Na solidão de um navio enferrujado, atracado num trecho do cais de Porto Alegre, o ex-pescador e ex-marinheiro Jair Martins de Freitas, 58 anos, vive embarcado 15 dias por mês. A rotina dividida apenas com o vira-latas Marujo é o saldo de quem para não ficar longe da água escolheu, há oito meses, tornar-se vigia daquele que considera como segunda morada.
Dentro do navio cargueiro Itajaí, com mais de 70 anos, ancorado entre um clube náutico e o Batalhão Ambiental, Jair passa os dias entre longos corredores, iluminados apenas pela luz solar ou pela inseparável lanterna, e a proa, cuja finalidade atual é manter ativa uma colmeia de abelhas. Funcionário da empresa Petrosul, proprietária do navio, Jair abandonou a função de marinheiro quando os joelhos gritaram depois de quase 50 anos lidando dentro d'água. Desde então, há oito meses, tornou-se vigia de navio.
- Não podia mais fazer a estiva (carregar o barco). Por isso, fui obrigado a parar para não atrapalhar os colegas. Para não ficar longe da água, me ofereci para cuidar dos navios antigos - conta.
Morador de São Lourenço do Sul, Jair não pensou duas vezes quando surgiu a oportunidade de cuidar do velho Itajaí nas margens do Guaíba, a 201 km de casa. Como um velho marinheiro, fica sete dias embarcado e outros sete com a mulher, em casa. Casado há 33 anos com a bancária aposentada Izete Virgínia de Freitas, 54 anos, garante que ela não reclama das longas ausências. Nem os filhos, o jornalista Diego de Freitas, 28 anos, e a geógrafa Natália de Freitas, 25 anos.
- Já fiquei até 20 dias embarcado quando era pescador. A exigência da minha nova função é muito fácil para eles.
Jair na solidão do navio
Foto: Mateus Bruxel
Assista ao vídeo:
"Não quero sair desta lida"
Neto e filho de pescador, Jair criou-se na Lagoa dos Patos e admite não ficar longe da água. Pelo menos duas vezes por dia, mesmo atracado, sente o balanço do navio quando as outras embarcações passam pelo Guaíba e causam repuxo. Na quartinho improvisado onde um dia foi uma das cozinhas do navio, apenas uma televisão e um ventilador ligados à energia elétrica que vem do clube ao lado são usados por Jair.

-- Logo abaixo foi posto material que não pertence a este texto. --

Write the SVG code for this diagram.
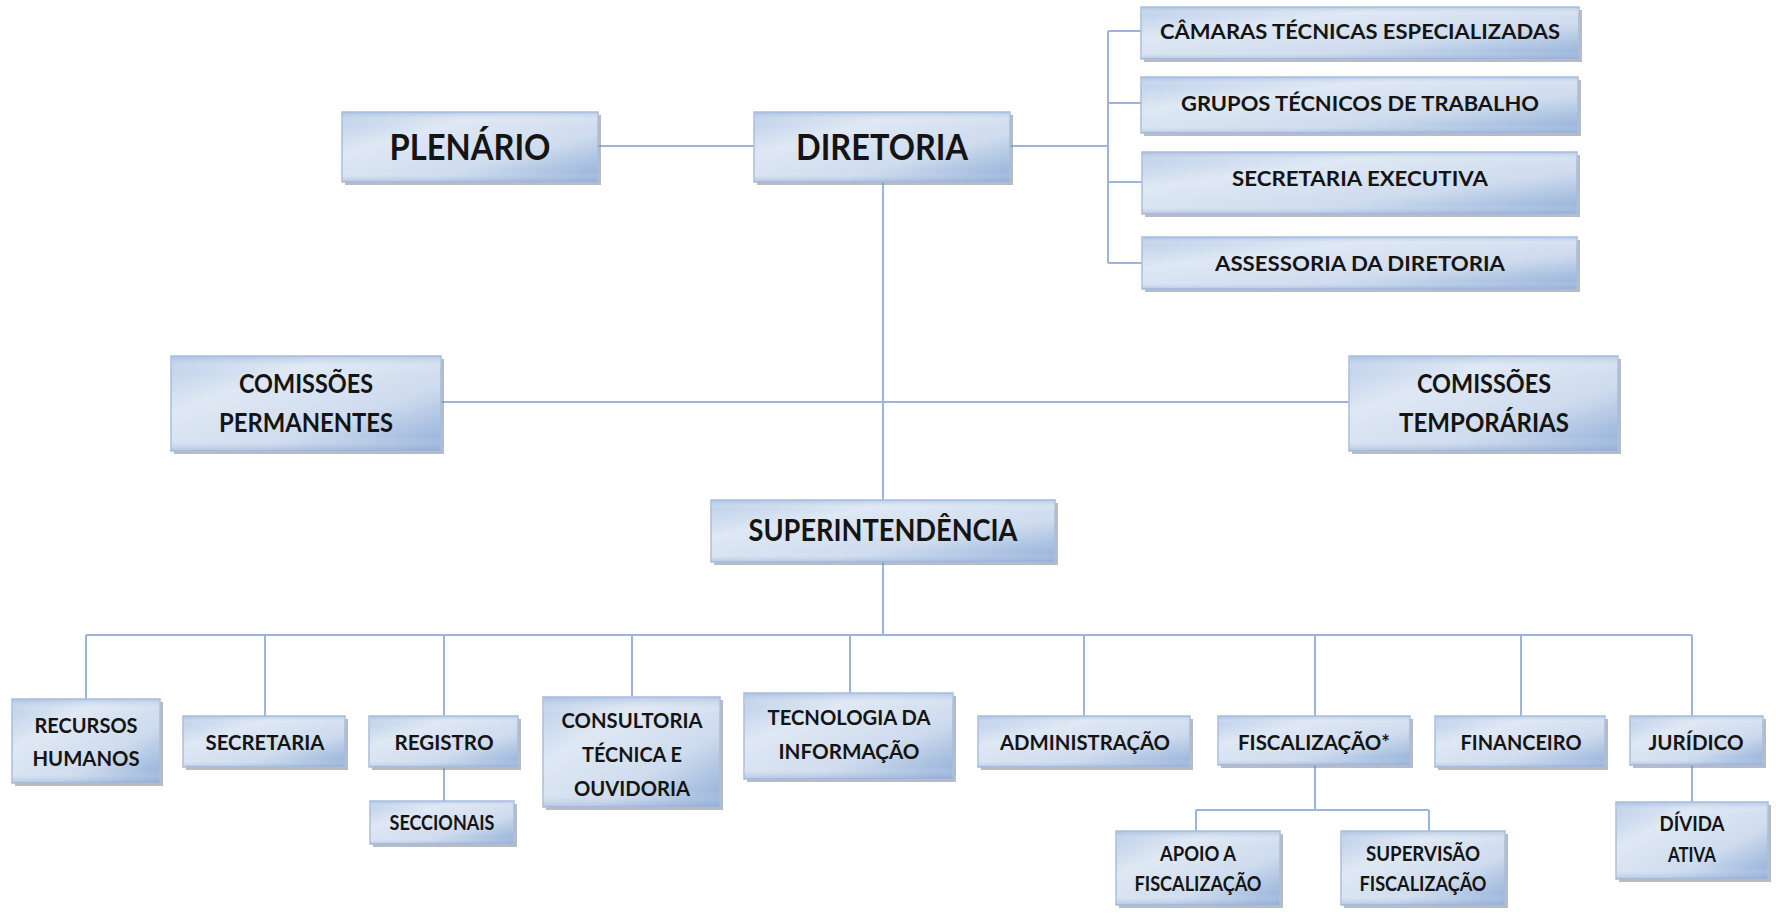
<svg xmlns="http://www.w3.org/2000/svg" width="1776" height="914" viewBox="0 0 1776 914">
<defs>
<linearGradient id="g" x1="0" y1="0" x2="1" y2="1">
<stop offset="0" stop-color="#b9cde8"/>
<stop offset="0.3" stop-color="#dfe8f4"/>
<stop offset="0.65" stop-color="#cfdcee"/>
<stop offset="1" stop-color="#8fadd7"/>
</linearGradient>
<linearGradient id="gv" x1="0" y1="0" x2="0" y2="1">
<stop offset="0" stop-color="#9fb8dc" stop-opacity="0.6"/>
<stop offset="0.15" stop-color="#ffffff" stop-opacity="0"/>
<stop offset="0.85" stop-color="#ffffff" stop-opacity="0"/>
<stop offset="1" stop-color="#8faad4" stop-opacity="0.5"/>
</linearGradient>
</defs>
<style>
.sh{fill:#7d8494;opacity:0.55}
.bx{fill:url(#g);stroke:#a9bedc;stroke-width:1.5}
.ov{fill:url(#gv)}
text{font-family:Lato,"Open Sans","Liberation Sans",sans-serif;font-weight:bold;fill:#141414;text-anchor:middle}
.f36{font-size:36px}
.f30{font-size:30px}
.f26{font-size:26px}
.f21{font-size:21px}
.f20{font-size:20px}
.c{fill:none;stroke:#9db5d8;stroke-width:2}
</style>
<rect width="1776" height="914" fill="#ffffff"/>
<g id="connectors">
<path class="c" d="M598 146H754"/>
<path class="c" d="M1010 146H1108M1108 31V263M1108 31H1141M1108 103H1141M1108 182H1142M1108 263H1142"/>
<path class="c" d="M883 182V500M441 402H1349"/>
<path class="c" d="M883 562V635M86 635H1692"/>
<path class="c" d="M86 635V699M265 635V716M444 635V716M632 635V697M850 635V693M1084 635V716M1315 635V716M1521 635V716M1692 635V716"/>
<path class="c" d="M444 767V801"/>
<path class="c" d="M1315 765V810M1196 810H1429M1196 810V831M1429 810V831"/>
<path class="c" d="M1692 765V802"/>
</g>
<g id="plenario">
<rect class="sh" x="345" y="115" width="256" height="70"/><rect class="bx" x="342" y="112" width="256" height="70"/><rect class="ov" x="342" y="112" width="256" height="70"/>
<text class="f36" x="470" y="160" textLength="161" lengthAdjust="spacingAndGlyphs">PLENÁRIO</text>
</g>
<g id="diretoria">
<rect class="sh" x="757" y="115" width="256" height="70"/><rect class="bx" x="754" y="112" width="256" height="70"/><rect class="ov" x="754" y="112" width="256" height="70"/>
<text class="f36" x="882" y="160" textLength="172" lengthAdjust="spacingAndGlyphs">DIRETORIA</text>
</g>
<g id="camaras">
<rect class="sh" x="1144" y="10" width="438" height="52"/><rect class="bx" x="1141" y="7" width="438" height="52"/><rect class="ov" x="1141" y="7" width="438" height="52"/>
<text class="f20" x="1360" y="39" textLength="400" lengthAdjust="spacingAndGlyphs">CÂMARAS TÉCNICAS ESPECIALIZADAS</text>
</g>
<g id="grupos">
<rect class="sh" x="1144" y="80" width="437" height="56"/><rect class="bx" x="1141" y="77" width="437" height="56"/><rect class="ov" x="1141" y="77" width="437" height="56"/>
<text class="f21" x="1360" y="111" textLength="358" lengthAdjust="spacingAndGlyphs">GRUPOS TÉCNICOS DE TRABALHO</text>
</g>
<g id="secretaria-executiva">
<rect class="sh" x="1145" y="155" width="435" height="62"/><rect class="bx" x="1142" y="152" width="435" height="62"/><rect class="ov" x="1142" y="152" width="435" height="62"/>
<text class="f21" x="1360" y="186" textLength="256" lengthAdjust="spacingAndGlyphs">SECRETARIA EXECUTIVA</text>
</g>
<g id="assessoria">
<rect class="sh" x="1145" y="240" width="435" height="52"/><rect class="bx" x="1142" y="237" width="435" height="52"/><rect class="ov" x="1142" y="237" width="435" height="52"/>
<text class="f21" x="1360" y="271" textLength="290" lengthAdjust="spacingAndGlyphs">ASSESSORIA DA DIRETORIA</text>
</g>
<g id="comissoes-permanentes">
<rect class="sh" x="174" y="359" width="270" height="95"/><rect class="bx" x="171" y="356" width="270" height="95"/><rect class="ov" x="171" y="356" width="270" height="95"/>
<text class="f26" x="306" y="393" textLength="134" lengthAdjust="spacingAndGlyphs">COMISSÕES</text>
<text class="f26" x="306" y="432" textLength="174" lengthAdjust="spacingAndGlyphs">PERMANENTES</text>
</g>
<g id="comissoes-temporarias">
<rect class="sh" x="1352" y="359" width="269" height="95"/><rect class="bx" x="1349" y="356" width="269" height="95"/><rect class="ov" x="1349" y="356" width="269" height="95"/>
<text class="f26" x="1484" y="393" textLength="134" lengthAdjust="spacingAndGlyphs">COMISSÕES</text>
<text class="f26" x="1484" y="432" textLength="170" lengthAdjust="spacingAndGlyphs">TEMPORÁRIAS</text>
</g>
<g id="superintendencia">
<rect class="sh" x="714" y="503" width="344" height="62"/><rect class="bx" x="711" y="500" width="344" height="62"/><rect class="ov" x="711" y="500" width="344" height="62"/>
<text class="f30" x="883" y="541" textLength="269" lengthAdjust="spacingAndGlyphs">SUPERINTENDÊNCIA</text>
</g>
<g id="recursos-humanos">
<rect class="sh" x="15" y="702" width="148" height="84"/><rect class="bx" x="12" y="699" width="148" height="84"/><rect class="ov" x="12" y="699" width="148" height="84"/>
<text class="f20" x="86" y="733" textLength="103" lengthAdjust="spacingAndGlyphs">RECURSOS</text>
<text class="f20" x="86" y="766" textLength="107" lengthAdjust="spacingAndGlyphs">HUMANOS</text>
</g>
<g id="secretaria">
<rect class="sh" x="186" y="719" width="162" height="51"/><rect class="bx" x="183" y="716" width="162" height="51"/><rect class="ov" x="183" y="716" width="162" height="51"/>
<text class="f20" x="265" y="750" textLength="119" lengthAdjust="spacingAndGlyphs">SECRETARIA</text>
</g>
<g id="registro">
<rect class="sh" x="372" y="719" width="149" height="51"/><rect class="bx" x="369" y="716" width="149" height="51"/><rect class="ov" x="369" y="716" width="149" height="51"/>
<text class="f20" x="444" y="750" textLength="99" lengthAdjust="spacingAndGlyphs">REGISTRO</text>
</g>
<g id="seccionais">
<rect class="sh" x="373" y="804" width="144" height="43"/><rect class="bx" x="370" y="801" width="144" height="43"/><rect class="ov" x="370" y="801" width="144" height="43"/>
<text class="f20" x="442" y="830" textLength="105" lengthAdjust="spacingAndGlyphs">SECCIONAIS</text>
</g>
<g id="consultoria">
<rect class="sh" x="546" y="700" width="177" height="110"/><rect class="bx" x="543" y="697" width="177" height="110"/><rect class="ov" x="543" y="697" width="177" height="110"/>
<text class="f20" x="632" y="728" textLength="141" lengthAdjust="spacingAndGlyphs">CONSULTORIA</text>
<text class="f20" x="632" y="762" textLength="100" lengthAdjust="spacingAndGlyphs">TÉCNICA E</text>
<text class="f20" x="632" y="796" textLength="116" lengthAdjust="spacingAndGlyphs">OUVIDORIA</text>
</g>
<g id="tecnologia">
<rect class="sh" x="747" y="696" width="209" height="86"/><rect class="bx" x="744" y="693" width="209" height="86"/><rect class="ov" x="744" y="693" width="209" height="86"/>
<text class="f20" x="849" y="725" textLength="163" lengthAdjust="spacingAndGlyphs">TECNOLOGIA DA</text>
<text class="f20" x="849" y="759" textLength="141" lengthAdjust="spacingAndGlyphs">INFORMAÇÃO</text>
</g>
<g id="administracao">
<rect class="sh" x="981" y="719" width="212" height="51"/><rect class="bx" x="978" y="716" width="212" height="51"/><rect class="ov" x="978" y="716" width="212" height="51"/>
<text class="f20" x="1085" y="750" textLength="170" lengthAdjust="spacingAndGlyphs">ADMINISTRAÇÃO</text>
</g>
<g id="fiscalizacao">
<rect class="sh" x="1221" y="719" width="192" height="49"/><rect class="bx" x="1218" y="716" width="192" height="49"/><rect class="ov" x="1218" y="716" width="192" height="49"/>
<text class="f20" x="1314" y="750" textLength="152" lengthAdjust="spacingAndGlyphs">FISCALIZAÇÃO*</text>
</g>
<g id="financeiro">
<rect class="sh" x="1438" y="719" width="170" height="51"/><rect class="bx" x="1435" y="716" width="170" height="51"/><rect class="ov" x="1435" y="716" width="170" height="51"/>
<text class="f20" x="1521" y="750" textLength="121" lengthAdjust="spacingAndGlyphs">FINANCEIRO</text>
</g>
<g id="juridico">
<rect class="sh" x="1633" y="719" width="133" height="49"/><rect class="bx" x="1630" y="716" width="133" height="49"/><rect class="ov" x="1630" y="716" width="133" height="49"/>
<text class="f20" x="1696" y="750" textLength="95" lengthAdjust="spacingAndGlyphs">JURÍDICO</text>
</g>
<g id="apoio">
<rect class="sh" x="1119" y="834" width="164" height="74"/><rect class="bx" x="1116" y="831" width="164" height="74"/><rect class="ov" x="1116" y="831" width="164" height="74"/>
<text class="f20" x="1198" y="861" textLength="76" lengthAdjust="spacingAndGlyphs">APOIO A</text>
<text class="f20" x="1198" y="891" textLength="127" lengthAdjust="spacingAndGlyphs">FISCALIZAÇÃO</text>
</g>
<g id="supervisao">
<rect class="sh" x="1344" y="834" width="164" height="74"/><rect class="bx" x="1341" y="831" width="164" height="74"/><rect class="ov" x="1341" y="831" width="164" height="74"/>
<text class="f20" x="1423" y="861" textLength="114" lengthAdjust="spacingAndGlyphs">SUPERVISÃO</text>
<text class="f20" x="1423" y="891" textLength="127" lengthAdjust="spacingAndGlyphs">FISCALIZAÇÃO</text>
</g>
<g id="divida-ativa">
<rect class="sh" x="1619" y="805" width="152" height="77"/><rect class="bx" x="1616" y="802" width="152" height="77"/><rect class="ov" x="1616" y="802" width="152" height="77"/>
<text class="f20" x="1692" y="831" textLength="65" lengthAdjust="spacingAndGlyphs">DÍVIDA</text>
<text class="f20" x="1692" y="862" textLength="48" lengthAdjust="spacingAndGlyphs">ATIVA</text>
</g>
</svg>
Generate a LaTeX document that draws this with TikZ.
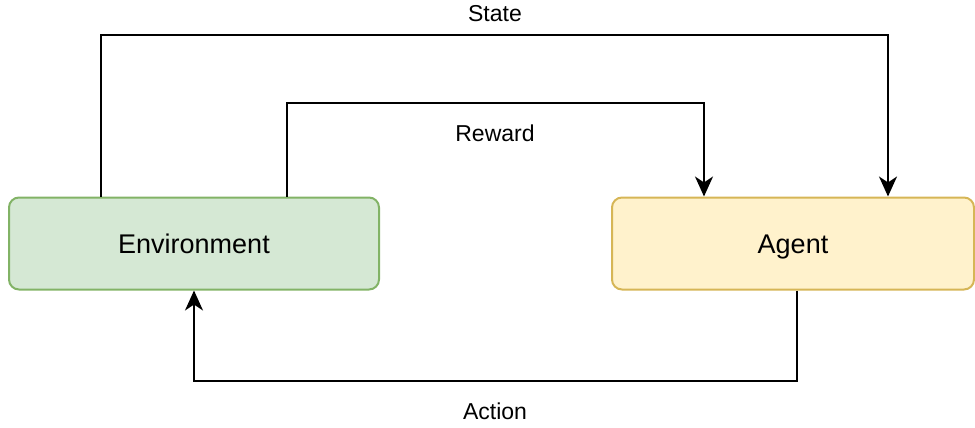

No silêncio diário, quebrado apenas pelo som ensurdecedor dos aviões que cruzam em direção do Aeroporto Internacional Salgado Filho ou pelo rádio de pilha sempre conectado no futebol, o vigia varre os corredores enferrujados, prepara peixe frito no almoço e confere as mais de 15 amarras responsáveis por manter o navio atracado. Mas é no final da tarde, da proa do Itajaí, que Jair vive o melhor momento do dia: acompanhar o entardecer na companhia das garças do outro lado do Guaíba.
- Aqui é a minha casa. Quando estou lá (São Lourenço do Sul), estou louco para voltar. Adoro isso aqui - garante.
Quando questionado se pretende deixar a função em breve, Jair responde rápido:
- Sou um cara que não pode ficar longe da água. Me sinto bem. Não quero sair desta lida. Nasci na água e vou morrer na água. Fora de um navio me sinto um peixe fora d'água.
Jair caminha pelos corredores escuros do navio
Foto: Mateus Bruxel
Itajaí tem história
A aparência de abandono da embarcação que serviu como cargueiro da empresa, transportando óleo entre Porto Alegre e Rio Grande, esconde parte da história do navio que serviu à marinha norte-americana durante a Segunda Guerra Mundial, entre 1939 a 1945, segundo conta um dos diretores da Petrosul, Alberto Bins Difini. Por uma questão histórica e, principalmente, econômica, o Itajaí é mantido sob os domínios da empresa ao invés de ter como destino o ferro-velho. Alberto ressalta que o navio é considerado reserva técnica da empresa.
- Mesmo em obsolescência comercial, fora de serviço, a chapa de aço não se perde e pode ser utilizada para erguer um novo navio. Com o casco, economiza-se até R$ 5 milhões na construção. Um novo custa entre R$ 15 e R$ 20 milhões - explica.
Jair na solidão do navio
Foto: Mateus Bruxel
Sobre o interesse de Jair em continuar cuidando do navio, Alberto conta que outros ex-marinheiros também atuam na mesma função em outros cais. Ele reconhece a dedicação daqueles que não conseguem se afastar de uma missão.
- São como "leões sem dente". Acostumados à caçada diária, não conseguem se afastar da função mesmo quando já dedicaram uma vida à função. No caso de Jair, ele poderia escolher ficar em casa, fora da água, mas isso seria como lhe tirar a vida - acredita Alberto.